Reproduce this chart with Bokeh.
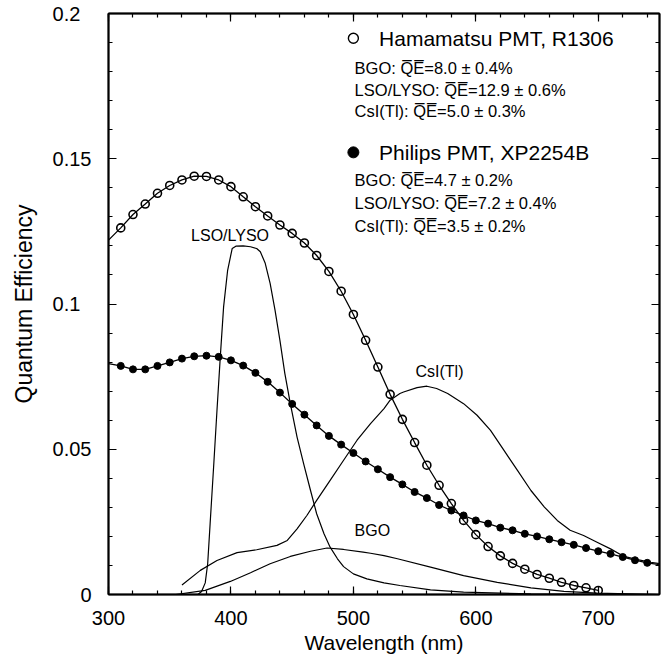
from bokeh.plotting import figure
from bokeh.models import (LinearAxis, FixedTicker, CustomJSTickFormatter, Range1d)
from bokeh.core.properties import value
from bokeh.embed import file_html
from bokeh.resources import INLINE

FONT = "Liberation Sans"

# Hamamatsu PMT R1306 quantum efficiency (open circles)
ham_nm = [300, 310, 320, 330, 340, 350, 360, 370, 380, 390, 400, 410, 420, 430, 440,
          450, 460, 470, 480, 490, 500, 510, 520, 530, 540, 550, 560, 570, 580, 590,
          600, 610, 620, 630, 640, 650, 660, 670, 680, 690, 700]
ham_qe = [0.1220, 0.1262, 0.1308, 0.1344, 0.1381, 0.1408, 0.1427, 0.1440, 0.1439, 0.1427,
          0.1404, 0.1369, 0.1335, 0.1303, 0.1272, 0.1243, 0.1210, 0.1167, 0.1112, 0.1044,
          0.0964, 0.0875, 0.0783, 0.0689, 0.0603, 0.0523, 0.0445, 0.0376, 0.0313, 0.0255,
          0.0206, 0.0165, 0.0133, 0.0107, 0.0087, 0.0069, 0.0056, 0.0042, 0.0031, 0.0023,
          0.0014]

# Philips PMT XP2254B quantum efficiency (filled circles)
phi_nm = [300, 310, 320, 330, 340, 350, 360, 370, 380, 390, 400, 410, 420, 430, 440,
          450, 460, 470, 480, 490, 500, 510, 520, 530, 540, 550, 560, 570, 580, 590,
          600, 610, 620, 630, 640, 650, 660, 670, 680, 690, 700, 710, 720, 730, 740, 750]
phi_qe = [0.0795, 0.0787, 0.0775, 0.0775, 0.0787, 0.0799, 0.0812, 0.0820, 0.0822, 0.0818,
          0.0806, 0.0788, 0.0763, 0.0732, 0.0695, 0.0656, 0.0619, 0.0582, 0.0546, 0.0516,
          0.0487, 0.0458, 0.0431, 0.0404, 0.0379, 0.0353, 0.0332, 0.0308, 0.0289, 0.0272,
          0.0255, 0.0244, 0.0230, 0.0221, 0.0209, 0.0200, 0.0190, 0.0180, 0.0171, 0.0160,
          0.0149, 0.0140, 0.0129, 0.0118, 0.0109, 0.0103]

# Emission spectra (arbitrary scale)
lso_nm = [373, 376, 379, 381, 383, 386, 388.6, 391.3, 394, 397.3, 401, 404, 410, 416, 421,
          424, 428, 432, 436, 440, 444, 448.5, 454, 459.4, 465, 470, 476, 481, 487, 492,
          500, 511, 525, 538, 563, 590, 645, 700, 750]
lso_em = [0.0, 0.001, 0.004, 0.0106, 0.0244, 0.045, 0.0634, 0.0818, 0.099, 0.1116, 0.1191,
          0.1199, 0.1200, 0.1197, 0.1191, 0.118, 0.114, 0.1071, 0.0979, 0.0875, 0.0761,
          0.0657, 0.0542, 0.045, 0.0358, 0.0278, 0.0209, 0.0163, 0.0123, 0.0096, 0.0071,
          0.0054, 0.0040, 0.0031, 0.0016, 0.0008, 0.0002, 0.0001, 0.0]

bgo_nm = [355, 379, 399.5, 416, 432, 448.5, 465, 478.5, 492, 508, 514, 525, 536, 563, 590,
          617.5, 645, 672, 699, 750]
bgo_em = [0.0, 0.0014, 0.0045, 0.0075, 0.0106, 0.0131, 0.0149, 0.0160, 0.0155, 0.0146,
          0.0142, 0.0134, 0.0123, 0.0094, 0.0065, 0.0042, 0.0023, 0.0011, 0.0005, 0.0]

csi_nm = [360, 375, 388.6, 405, 421, 437.6, 446, 454, 462, 470, 481, 492, 503, 514, 525,
          530, 538, 541, 552, 560, 568, 577, 590, 601, 612, 623, 634, 645, 656, 666.5, 677,
          688, 699, 710, 721, 732, 743, 750]
csi_em = [0.0033, 0.0083, 0.0117, 0.0144, 0.0154, 0.0169, 0.0186, 0.0226, 0.0272, 0.0324,
          0.0393, 0.0462, 0.0531, 0.0588, 0.0640, 0.0669, 0.0692, 0.0697, 0.0712, 0.0717,
          0.0709, 0.0692, 0.0657, 0.0617, 0.0565, 0.0496, 0.0427, 0.0358, 0.0301, 0.0255,
          0.0221, 0.0203, 0.0180, 0.0157, 0.0131, 0.0120, 0.0111, 0.0106]

x_ticks = [300, 400, 500, 600, 700]
x_minor = list(range(300, 760, 20))
y_ticks = [0, 0.05, 0.1, 0.15, 0.2]
y_minor = [i / 100 for i in range(0, 21)]
y_tick_labels = ["0", "0.05", "0.1\u2007", "0.15", "0.2\u2007"]

curve_labels = ["LSO/LYSO", "CsI(Tl)", "BGO"]
curve_label_x = [399.3, 570.3, 515.5]
curve_label_y = [0.1235, 0.0766, 0.0220]

QE = "Q\u0305E\u0305"
legend_titles = ["Hamamatsu PMT, R1306", "Philips PMT, XP2254B"]
legend_title_y = [0.1915, 0.1522]
ham_rows = ["BGO: " + QE + "=8.0 \u00b1 0.4%",
            "LSO/LYSO: " + QE + "=12.9 \u00b1 0.6%",
            "CsI(Tl): " + QE + "=5.0 \u00b1 0.3%"]
phi_rows = ["BGO: " + QE + "=4.7 \u00b1 0.2%",
            "LSO/LYSO: " + QE + "=7.2 \u00b1 0.4%",
            "CsI(Tl): " + QE + "=3.5 \u00b1 0.2%"]
ham_rows_y = [0.1813, 0.1738, 0.1664]
phi_rows_y = [0.1427, 0.1348, 0.1270]

p = figure(width=662, height=662, output_backend="svg", toolbar_location=None,
           x_range=Range1d(300, 750), y_range=Range1d(0, 0.2),
           min_border_left=108, min_border_right=3, min_border_top=13, min_border_bottom=68,
           x_axis_label="Wavelength (nm)", y_axis_label="Quantum Efficiency")
p.grid.visible = False
p.outline_line_color = "black"
p.outline_line_width = 1.5
p.background_fill_color = "white"
p.border_fill_color = "white"

p.xaxis.ticker = FixedTicker(ticks=x_ticks, minor_ticks=x_minor)
p.yaxis.ticker = FixedTicker(ticks=y_ticks, minor_ticks=y_minor)
p.yaxis.major_label_overrides = {t: s for t, s in zip(y_ticks, y_tick_labels)}

for ax in (p.xaxis[0], p.yaxis[0]):
    ax.major_tick_in = 8
    ax.major_tick_out = 0
    ax.minor_tick_in = 4
    ax.minor_tick_out = 0
    ax.axis_line_width = 2
    ax.major_tick_line_width = 1.2
    ax.minor_tick_line_width = 1.2
    ax.major_label_text_font = FONT
    ax.major_label_text_font_size = "20px"
    ax.major_label_text_color = "black"
    ax.axis_label_text_font = FONT
    ax.axis_label_text_font_style = "normal"
    ax.axis_label_text_color = "black"

p.xaxis.major_label_standoff = 16
p.xaxis.axis_label_text_font_size = "21px"
p.xaxis.axis_label_standoff = 3
p.yaxis.major_label_standoff = 17
p.yaxis.axis_label_text_font_size = "23px"
p.yaxis.axis_label_standoff = 13

blank = CustomJSTickFormatter(code="return '';")
top = LinearAxis(ticker=FixedTicker(ticks=x_ticks, minor_ticks=x_minor), formatter=blank)
right = LinearAxis(ticker=FixedTicker(ticks=y_ticks, minor_ticks=y_minor),
                   formatter=CustomJSTickFormatter(code="return '';"))
for ax in (top, right):
    ax.major_tick_in = 8
    ax.major_tick_out = 0
    ax.minor_tick_in = 4
    ax.minor_tick_out = 0
    ax.axis_line_width = 2
    ax.major_tick_line_width = 1.2
    ax.minor_tick_line_width = 1.2
    ax.major_label_standoff = 0
    ax.major_label_text_font_size = "1px"
p.add_layout(top, "above")
p.add_layout(right, "right")

# emission spectra
p.line(lso_nm, lso_em, line_color="black", line_width=1.2)
p.line(bgo_nm, bgo_em, line_color="black", line_width=1.2)
p.line(csi_nm, csi_em, line_color="black", line_width=1.2)

# QE curves
p.line(ham_nm, ham_qe, line_color="black", line_width=1.3)
p.scatter(ham_nm[1:], ham_qe[1:], marker="circle", size=8, fill_color=None,
          line_color="black", line_width=1.6)
p.line(phi_nm, phi_qe, line_color="black", line_width=1.3)
p.scatter(phi_nm[1:-1], phi_qe[1:-1], marker="circle", size=7, fill_color="black",
          line_color="black")

# curve labels
p.text(curve_label_x, curve_label_y, text=curve_labels, text_font=value(FONT),
       text_font_size="16px", text_align="center", text_baseline="middle", text_color="black")

# legend
p.scatter([500], [legend_title_y[0]], marker="circle", size=10, fill_color="white",
          line_color="black", line_width=1.4)
p.scatter([500], [legend_title_y[1]], marker="circle", size=11, fill_color="black",
          line_color="black")
p.text([521, 521], legend_title_y, text=legend_titles, text_font=value(FONT),
       text_font_size="21px", text_align="left", text_baseline="middle", text_color="black")
p.text([501] * 3, ham_rows_y, text=ham_rows, text_font=value(FONT),
       text_font_size="16.5px", text_align="left", text_baseline="middle", text_color="black")
p.text([501] * 3, phi_rows_y, text=phi_rows, text_font=value(FONT),
       text_font_size="16.5px", text_align="left", text_baseline="middle", text_color="black")

open("out.html", "w").write(file_html(p, INLINE))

▸ **INSTRUCTION**
Transcribe exactly, with no pictures, the lines running from the first line of the material through the line holding "0.0149, 0.0140, 0.0129, 0.0118, 0.0109, 0.0103]".

▸ **ANSWER TO THE TASK**
Reproduce this chart with Bokeh.
from bokeh.plotting import figure
from bokeh.models import (LinearAxis, FixedTicker, CustomJSTickFormatter, Range1d)
from bokeh.core.properties import value
from bokeh.embed import file_html
from bokeh.resources import INLINE

FONT = "Liberation Sans"

# Hamamatsu PMT R1306 quantum efficiency (open circles)
ham_nm = [300, 310, 320, 330, 340, 350, 360, 370, 380, 390, 400, 410, 420, 430, 440,
          450, 460, 470, 480, 490, 500, 510, 520, 530, 540, 550, 560, 570, 580, 590,
          600, 610, 620, 630, 640, 650, 660, 670, 680, 690, 700]
ham_qe = [0.1220, 0.1262, 0.1308, 0.1344, 0.1381, 0.1408, 0.1427, 0.1440, 0.1439, 0.1427,
          0.1404, 0.1369, 0.1335, 0.1303, 0.1272, 0.1243, 0.1210, 0.1167, 0.1112, 0.1044,
          0.0964, 0.0875, 0.0783, 0.0689, 0.0603, 0.0523, 0.0445, 0.0376, 0.0313, 0.0255,
          0.0206, 0.0165, 0.0133, 0.0107, 0.0087, 0.0069, 0.0056, 0.0042, 0.0031, 0.0023,
          0.0014]

# Philips PMT XP2254B quantum efficiency (filled circles)
phi_nm = [300, 310, 320, 330, 340, 350, 360, 370, 380, 390, 400, 410, 420, 430, 440,
          450, 460, 470, 480, 490, 500, 510, 520, 530, 540, 550, 560, 570, 580, 590,
          600, 610, 620, 630, 640, 650, 660, 670, 680, 690, 700, 710, 720, 730, 740, 750]
phi_qe = [0.0795, 0.0787, 0.0775, 0.0775, 0.0787, 0.0799, 0.0812, 0.0820, 0.0822, 0.0818,
          0.0806, 0.0788, 0.0763, 0.0732, 0.0695, 0.0656, 0.0619, 0.0582, 0.0546, 0.0516,
          0.0487, 0.0458, 0.0431, 0.0404, 0.0379, 0.0353, 0.0332, 0.0308, 0.0289, 0.0272,
          0.0255, 0.0244, 0.0230, 0.0221, 0.0209, 0.0200, 0.0190, 0.0180, 0.0171, 0.0160,
          0.0149, 0.0140, 0.0129, 0.0118, 0.0109, 0.0103]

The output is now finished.